Handball (456,086) and golf (441,961) are next, followed by swimming (379,916) and canoeing (316,366), while rugby makes it into the top 10 with 303,048 registered players, a figure which is actually on the up.
However, this is not reflected in the sport’s huge viewing popularity, and the latest agreement by the LNR (ligue national de rugby) with Canal+ to retain the domestic rights to the Top 14 rugby union competition in a four-year deal until the end of the 2026-27 campaign, worth some €454.4 million (US$549.1 million), an increase of 17 per cent on the previous deal.
The 2007 Rugby World Cup constituted something of a benchmark both in France and globally, as it was the most successful Rugby World Cup tournament in its then 20-year history.
Matches in that tournament were the top six viewed programmes of any description in France during 2007. More than 21 million viewers in France tuned in to watch the France versus England semi-final at Stade de France, a figure which the then International Rugby Board Chairman, Bernard Lapasset, claimed was bigger than the figure achieved for the soccer World Cup final in Paris when France beat Brazil in the same stadium in 1998 (20.57 million viewers).
Taking into account the estimated 3 million views on Canal+ this is probably true. The semi-final between France and England set a new French audience record for the sport, with 18.3 million viewers and a market share of 67.4 per cent, TF1′s biggest audience of the year by far.

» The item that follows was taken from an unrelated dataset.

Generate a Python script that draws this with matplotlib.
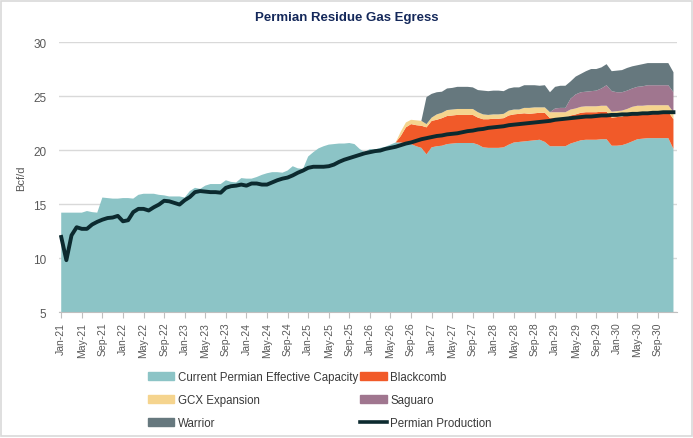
import matplotlib
matplotlib.use("Agg")
import matplotlib.pyplot as plt
from matplotlib import font_manager
from matplotlib.patches import Patch, Rectangle
from matplotlib.lines import Line2D
import numpy as np
import pandas as pd

# monthly, Jan-21 .. Dec-30
months = pd.date_range("2021-01-01", periods=120, freq="MS")
tick_idx = list(range(0, 120, 4))
tick_labels = [months[i].strftime("%b-%y") for i in tick_idx]

capacity = [
    14.2, 14.2, 14.2, 14.2, 14.2, 14.35, 14.25, 14.2, 15.6, 15.55, 15.5, 15.5,
    15.55, 15.55, 15.5, 15.85, 15.95, 15.95, 15.95, 15.85, 15.8, 15.7, 15.7, 15.7,
    15.6, 16.2, 16.5, 16.4, 16.7, 16.85, 16.85, 16.85, 17.2, 17.05, 17.0, 17.4,
    17.35, 17.35, 17.5, 17.7, 17.85, 17.95, 17.95, 17.9, 18.1, 18.5, 18.3, 18.25,
    19.4, 19.8, 20.15, 20.35, 20.5, 20.55, 20.6, 20.6, 20.65, 20.55, 20.1, 19.8,
    20.1, 20.05, 20.2, 20.3, 20.5, 20.7, 20.7, 20.6, 20.55, 20.35, 20.2, 19.6,
    20.25, 20.35, 20.4, 20.55, 20.6, 20.65, 20.65, 20.65, 20.65, 20.5, 20.25, 20.2,
    20.2, 20.2, 20.25, 20.5, 20.7, 20.75, 20.8, 20.85, 20.9, 20.95, 20.75, 20.35,
    20.35, 20.35, 20.35, 20.6, 20.75, 20.9, 20.95, 20.95, 20.95, 21.0, 21.0, 20.4,
    20.4, 20.45, 20.6, 20.8, 21.0, 21.05, 21.1, 21.1, 21.1, 21.1, 21.1, 20.1,
]

blackcomb = [0.0] * 66 + [
    0.6, 1.5, 1.85, 1.95, 2.05, 2.5,
    2.45, 2.45, 2.55, 2.6, 2.6, 2.6, 2.6, 2.6, 2.6, 2.5, 2.6, 2.65,
    2.7, 2.7, 2.7, 2.7, 2.6, 2.6, 2.6, 2.5, 2.5, 2.5, 2.7, 2.6,
    2.6, 2.6, 2.6, 2.6, 2.55, 2.55, 2.55, 2.55, 2.55, 2.55, 2.55, 2.6,
    2.65, 2.65, 2.65, 2.6, 2.5, 2.45, 2.45, 2.45, 2.45, 2.45, 2.45, 2.75,
]

gcx = [0.0] * 66 + [
    0.4, 0.45, 0.4, 0.45, 0.45, 0.3,
    0.3, 0.5, 0.5, 0.55, 0.55, 0.55, 0.55, 0.55, 0.55, 0.5, 0.45, 0.4,
    0.4, 0.4, 0.4, 0.45, 0.45, 0.4, 0.5, 0.55, 0.55, 0.5, 0.5, 0.55,
    0.55, 0.55, 0.55, 0.55, 0.55, 0.55, 0.55, 0.55, 0.55, 0.55, 0.55, 0.55,
    0.55, 0.55, 0.55, 0.6, 0.6, 0.6, 0.6, 0.6, 0.6, 0.6, 0.6, 0.65,
]

saguaro = [0.0] * 96 + [
    0.35, 0.4, 0.4, 1.0, 1.3, 1.35, 1.35, 1.4, 1.45, 1.6, 1.9, 1.9,
    1.75, 1.7, 1.7, 1.7, 1.75, 1.8, 1.85, 1.85, 1.85, 1.85, 1.85, 1.85,
]

warrior = [0.0] * 71 + [
    2.5,
    2.2, 2.05, 1.95, 2.0, 2.0, 2.05, 2.05, 2.05, 2.0, 2.05, 2.2, 2.2,
    2.2, 2.2, 2.1, 2.05, 2.05, 2.05, 2.1, 2.1, 2.05, 2.0, 2.05, 1.85,
    2.0, 2.05, 2.05, 1.6, 1.65, 1.7, 1.9, 2.05, 2.0, 1.95, 1.95, 1.85,
    2.0, 2.05, 2.1, 2.05, 2.0, 2.05, 2.05, 2.05, 2.05, 2.05, 2.05, 1.85,
]

production = [
    11.95, 9.8, 12.1, 12.85, 12.7, 12.7, 13.1, 13.35, 13.55, 13.7, 13.75, 13.9,
    13.4, 13.5, 14.25, 14.55, 14.55, 14.4, 14.7, 14.95, 15.3, 15.25, 15.1, 14.95,
    15.35, 15.65, 16.1, 16.2, 16.15, 16.1, 16.1, 16.05, 16.5, 16.65, 16.7, 16.8,
    16.7, 16.9, 16.9, 16.8, 16.8, 17.0, 17.2, 17.35, 17.45, 17.65, 17.9, 18.1,
    18.35, 18.45, 18.45, 18.45, 18.5, 18.65, 18.9, 19.1, 19.25, 19.4, 19.55, 19.7,
    19.8, 19.9, 19.95, 20.1, 20.2, 20.3, 20.45, 20.6, 20.7, 20.85, 21.0, 21.1,
    21.2, 21.3, 21.35, 21.45, 21.5, 21.55, 21.65, 21.75, 21.8, 21.9, 21.95, 22.05,
    22.1, 22.15, 22.2, 22.3, 22.35, 22.4, 22.45, 22.5, 22.55, 22.6, 22.65, 22.7,
    22.8, 22.85, 22.9, 22.95, 23.0, 23.05, 23.1, 23.1, 23.15, 23.2, 23.2, 23.25,
    23.25, 23.3, 23.3, 23.35, 23.35, 23.4, 23.4, 23.45, 23.45, 23.5, 23.5, 23.5,
]

series_names = ["Current Permian Effective Capacity", "Blackcomb", "GCX Expansion",
                "Saguaro", "Warrior"]
colors = ["#8CC4C6", "#F15A29", "#F5D48E", "#A0768F", "#66787E"]
line_color = "#0C2A2F"

names = {f.name for f in font_manager.fontManager.ttflist}
narrow = "Liberation Sans Narrow" if "Liberation Sans Narrow" in names else "Liberation Sans"
plt.rcParams["font.family"] = ["Liberation Sans", "DejaVu Sans"]

fig = plt.figure(figsize=(6.93, 4.39), dpi=100)
fig.patches.append(Rectangle((0.002, 0.004), 0.996, 0.992, transform=fig.transFigure,
                             fill=False, edgecolor="#D9D9D9", linewidth=1.2))
ax = fig.add_axes([0.085, 0.287, 0.892, 0.615])

x = np.arange(len(months))
ax.stackplot(x, capacity, blackcomb, gcx, saguaro, warrior, colors=colors,
             linewidth=0, zorder=2)
ax.plot(x, production, color=line_color, linewidth=2.8, zorder=3,
        solid_joinstyle="round")

ax.set_ylim(5, 30)
ax.set_yticks(range(5, 31, 5))
ax.set_xlim(-0.45, 119.7)
ax.set_xticks(tick_idx)
ax.set_xticklabels(tick_labels, rotation=90, fontsize=7.5, color="#595959")
ax.tick_params(axis="y", length=0, labelsize=8.5, labelcolor="#595959", pad=9)
ax.tick_params(axis="x", length=4, color="#BFBFBF", pad=3)
ax.grid(axis="y", color="#D9D9D9", linewidth=1, zorder=0)
ax.set_axisbelow(True)
for s in ["top", "right", "left"]:
    ax.spines[s].set_visible(False)
ax.spines["bottom"].set_color("#BFBFBF")
ax.set_ylabel("Bcf/d", fontsize=8, color="#595959", labelpad=5)

fig.text(0.5, 0.96, "Permian Residue Gas Egress", ha="center", va="center",
         fontsize=9.5, fontweight="bold", color="#14285A", family=narrow)

handles = [Patch(color=colors[0]), Patch(color=colors[2]), Patch(color=colors[4]),
           Patch(color=colors[1]), Patch(color=colors[3]),
           Line2D([0], [0], color=line_color, linewidth=2.6)]
labels = [series_names[0], series_names[2], series_names[4],
          series_names[1], series_names[3], "Permian Production"]
fig.legend(handles, labels, ncol=2, loc="upper left", bbox_to_anchor=(0.198, 0.176),
           frameon=False, handlelength=2.3, handleheight=0.6,
           handletextpad=0.3, columnspacing=0.2, labelspacing=0.95,
           prop={"family": narrow, "size": 8.3}, labelcolor="#3A3A3A")

fig.savefig("out.png", dpi=100)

The shock French victory over tournament favourites New Zealand in the quarter-finals drew an audience of more than 16.6 million, while France’s game against Ireland earlier in the tournament was watched by 14.5 million on TF1. France’s pool matches were followed by an average audience of 12.1 million viewers.
Interestingly, unlike its footballing equivalent, the 2007 Rugby World Cup drew a strong female demographic, with 40 per cent of the audience made up of women. This has largely been attributed to the phenomenal popularity of Sébastien Chabal, at that time especially.
The 19.3 million viewers for France’s victory over Croatia on TF1 for the 2018 Fifa World Cup final became the channel’s second-best historical audience after that of 1998.
Last year’s football World Cup final, when Argentina beat France, drew 19.3 million viewers on TF1, lower than for the 1998 final but those people who watched the match outside their home in bars on big screens, or on their own tablets, were once again not counted by Médiamétrie.
It’s believed that new metrics may be used to include them for this Rugby World Cup, but either way it’s clear that rugby enjoys an explosion of interest in France when the tournament rolls around, and especially when it is on French soil.